Experiments were conducted on the DCASE 2024 Task 1 dataset, which contains 10 acoustic scenes recorded across 12 European cities with both real devices (A, B, C) and simulated devices (S1‑S3). The test set also includes three unseen simulated devices (S4‑S6). Following the official low‑resource protocol, five training subsets containing 5 %, 10 %, 25 %, 50 %, and 100 % of the labeled data were used. Three representative ASC baselines were evaluated: the official DCASE 2024 baseline, the XJTLU model from Cai et al., and the SJTUT‑HU model from Han et al. Performance was measured by class‑wise average accuracy, with a particular focus on the unseen‑device subset.
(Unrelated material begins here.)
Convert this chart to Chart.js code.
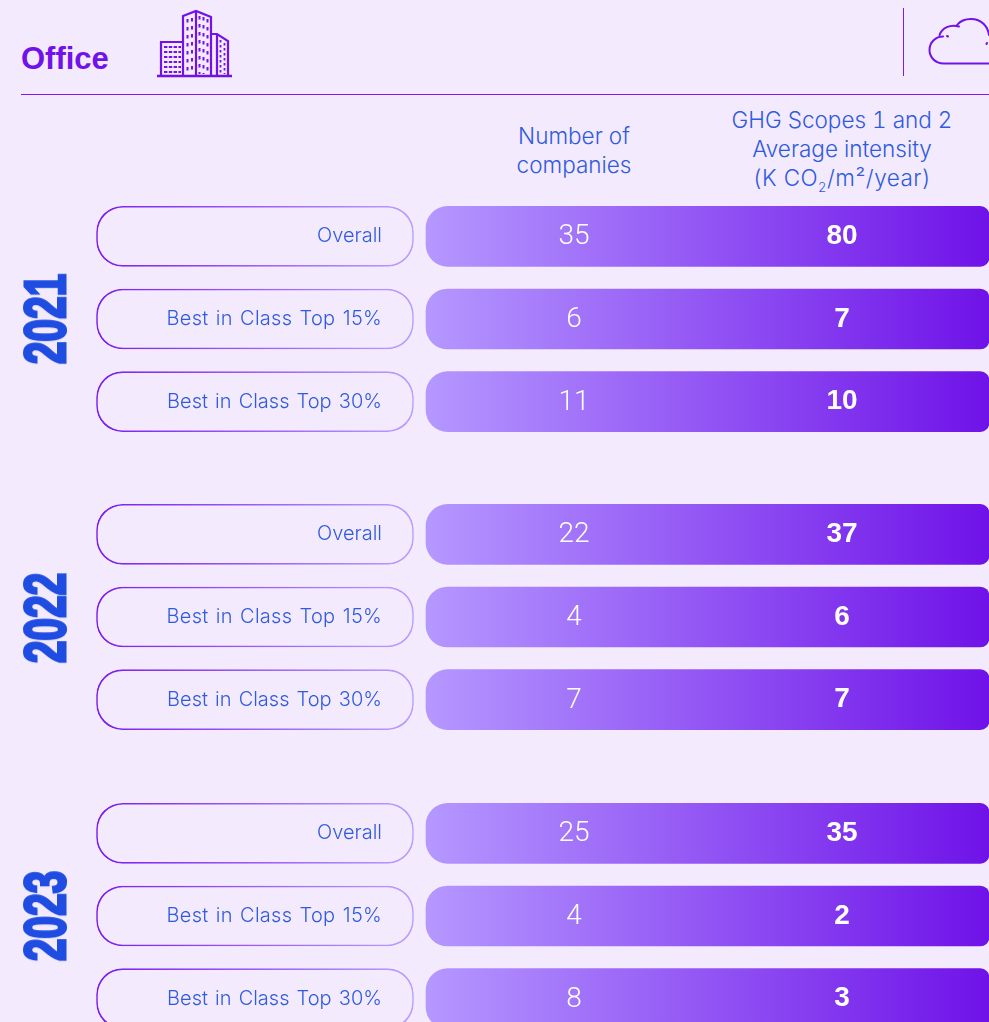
<!DOCTYPE html>
<html>
<head>
<meta charset="utf-8">
<script src="https://cdn.jsdelivr.net/npm/chart.js@4"></script>
<style>
  html, body { margin: 0; padding: 0; width: 989px; height: 1022px; overflow: hidden; background: #f4eafd; }
  body { position: relative; font-family: Inter, "Noto Sans", sans-serif; }
  .abs { position: absolute; }
  #office { left: 21px; top: 41px; font: bold 31px "Liberation Sans", sans-serif; color: #7211ea; line-height: 36px; }
  #linea { left: 21px; top: 93.8px; width: 968px; height: 1.2px; background: #7a1cf0; }
  #vert { left: 903px; top: 8px; width: 1.2px; height: 68px; background: #7a1cf0; }
  .head { color: #2f5be0; font-size: 22.5px; font-weight: 300; line-height: 29px; text-align: center; white-space: nowrap; font-feature-settings: "tnum"; }
  .head sub { font-size: 13px; line-height: 0; }
  canvas { position: absolute; left: 0; display: block; }
  .anio { color: #1f4de2; font: bold 58px "Liberation Sans Narrow", "Liberation Sans", sans-serif; -webkit-text-stroke: 3px #1f4de2; line-height: 58px; white-space: nowrap; }
</style>
</head>
<body>
<div class="abs" id="office">Office</div>
<svg class="abs" style="left:150px;top:5px" width="90" height="76" viewBox="150 5 90 76" fill="none" stroke="#7211ea" stroke-width="2.2">
  <path d="M157 76 H232" stroke-width="2.6"/>
  <path d="M161 76 V42 H183"/>
  <path d="M183 76 V16 L196 11 L211 17 V76"/>
  <path d="M196 11 V76"/>
  <path d="M211 34 H217 L228 41 V76"/>
  <path d="M217 34 V76"/>
  <path d="M164 47 H181 M164 52 H181 M164 57 H181 M164 62 H181 M164 67 H181 M164 72 H181" stroke-dasharray="3.4 1.4" stroke-width="1.8"/>
  <path d="M187.5 19 V74 M192 18 V74 M199.5 16 V74 M203.5 17 V74 M207.5 19 V74" stroke-dasharray="3.5 4.5" stroke-width="2"/>
  <path d="M220.5 40 V74 M224.5 43 V74" stroke-dasharray="2.5 2.5" stroke-width="1.8"/>
</svg>
<div class="abs" id="vert"></div>
<svg class="abs" style="left:920px;top:10px" width="69" height="60" viewBox="920 10 69 60" fill="none" stroke="#7211ea" stroke-width="2" stroke-linecap="round">
  <path d="M990 63.5 H944 C934 63.5 929.5 56 929.5 50 C929.5 42 936 36.5 943 36.5"/>
  <path d="M939.5 35 C942 28 950 24 959 26.5"/>
  <path d="M957 25 C961 20 966 19 971 19 C982 19 988 27 989 35"/>
  <path d="M947 36 L948 36.5 M987 43 L986.5 44"/>
</svg>
<div class="abs" id="linea"></div>
<div class="abs head" style="left:474px;width:200px;top:121px">Number of<br>companies</div>
<div class="abs head" style="left:692px;width:300px;top:105px">GHG Scopes 1 and 2<br>Average intensity<br><span style="letter-spacing:.5px">(K CO<sub>2</sub>/m²/year)</span></div>

<canvas id="chart-2021" width="989" height="248" style="top:195px"></canvas>
<canvas id="chart-2022" width="989" height="248" style="top:493px"></canvas>
<canvas id="chart-2023" width="989" height="248" style="top:792px"></canvas>

<script>
const anios = ["2021", "2022", "2023"];
const filas = ["Overall", "Best in Class Top 15%", "Best in Class Top 30%"];
const empresas = [[35, 6, 11], [22, 4, 7], [25, 4, 8]];
const intensidad = [[80, 7, 10], [37, 6, 7], [35, 2, 3]];

// the original is an infographic: every band has the same length, numbers are only labels
const PILL = [96.5, 413.5];
const BANDA = [426, 989];
const COL_FILA = 382;
const COL_EMPRESAS = 574;
const COL_INTENSIDAD = 842;

function gradiente(chart, desde, hasta, c1, c2) {
  const x = chart.scales.x;
  const g = chart.ctx.createLinearGradient(x.getPixelForValue(desde), 0, x.getPixelForValue(hasta), 0);
  g.addColorStop(0, c1);
  g.addColorStop(1, c2);
  return g;
}

const textos = {
  id: "textos",
  afterDatasetsDraw(chart, args, opts) {
    const { ctx, scales: { x, y } } = chart;
    ctx.save();
    ctx.textBaseline = "middle";
    filas.forEach((fila, i) => {
      const py = y.getPixelForValue(i);
      ctx.textAlign = "right";
      ctx.fillStyle = "#2f5be0";
      ctx.font = "300 20px Inter, sans-serif";
      ctx.wordSpacing = i === 0 ? "0px" : "1.5px";
      ctx.letterSpacing = i === 1 ? "0.25px" : "0px";
      ctx.fillText(fila, x.getPixelForValue(COL_FILA), py);
      ctx.wordSpacing = "0px";
      ctx.letterSpacing = "0px";
      ctx.textAlign = "center";
      ctx.fillStyle = "#ffffff";
      ctx.font = "300 28px Roboto, sans-serif";
      ctx.fillText(opts.empresas[i], x.getPixelForValue(COL_EMPRESAS), py + 1);
      ctx.font = "700 28px 'Liberation Sans', sans-serif";
      ctx.fillText(opts.intensidad[i], x.getPixelForValue(COL_INTENSIDAD), py);
    });
    ctx.restore();
  }
};

anios.forEach((anio, k) => {
  new Chart(document.getElementById("chart-" + anio), {
    type: "bar",
    plugins: [textos],
    data: {
      labels: filas,
      datasets: [
        {
          label: "Banda",
          data: filas.map(() => BANDA),
          backgroundColor: c => c.chart.chartArea ? gradiente(c.chart, BANDA[0], BANDA[1], "#b598ff", "#6f12e8") : "#8a3cf0",
          borderWidth: 0,
          borderSkipped: false,
          borderRadius: { topLeft: 22, bottomLeft: 22, topRight: 9, bottomRight: 9 }
        },
        {
          label: "Fila",
          data: filas.map(() => PILL),
          backgroundColor: "rgba(0,0,0,0)",
          borderColor: c => c.chart.chartArea ? gradiente(c.chart, PILL[0], PILL[1], "#7a1cf0", "#bb9fff") : "#8a3cf0",
          borderWidth: 0.9,
          borderSkipped: false,
          borderRadius: 26
        }
      ]
    },
    options: {
      indexAxis: "y",
      responsive: false,
      animation: false,
      events: [],
      grouped: false,
      barThickness: 60,
      layout: { padding: 0 },
      scales: {
        x: { type: "linear", min: 0, max: 989, display: false },
        y: { type: "category", display: false }
      },
      plugins: {
        legend: { display: false },
        tooltip: { enabled: false },
        textos: { empresas: empresas[k], intensidad: intensidad[k] }
      }
    }
  });
});

// vertical year labels
const centrosAnio = [319, 618, 916];
anios.forEach((anio, k) => {
  const d = document.createElement("div");
  d.className = "abs anio";
  d.textContent = anio;
  d.style.left = "45px";
  d.style.top = centrosAnio[k] + "px";
  d.style.transformOrigin = "0 0";
  d.style.transform = "rotate(-90deg) scaleX(0.7) translate(-50%, -50%)";
  document.body.appendChild(d);
});
</script>
</body>
</html>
Results show consistent improvements across all data regimes. For the official baseline, unseen‑device accuracy rose from 42.4 % (5 % data) to 44.0 % with the curriculum, a 1.6 % absolute gain. The XJTLU model improved from 46.7 % to 49.3 % (≈2.6 % gain), and similar gains were observed for the SJTUT‑HU model. Even when the full 100 % of labeled data were used, modest but reliable improvements were recorded, confirming that the method is beneficial beyond extreme low‑resource settings.

The contributions of this work are threefold: (1) introducing entropy‑based domain uncertainty as a principled difficulty metric for curriculum learning, thereby directly targeting domain invariance rather than task‑specific confidence; (2) delivering a model‑agnostic, inference‑free augmentation that respects the strict parameter and computational budgets of the DCASE challenge; and (3) demonstrating that careful ordering of training samples can substantially mitigate device‑induced domain shift, especially when labeled data are scarce. Future directions include exploring adaptive entropy thresholds (instead of a fixed median split), weighting samples continuously rather than binary grouping, and combining entropy with Bayesian uncertainty estimates for even richer curricula. Overall, the paper provides a practical, easily adoptable strategy for improving domain generalization in acoustic scene classification under realistic resource constraints.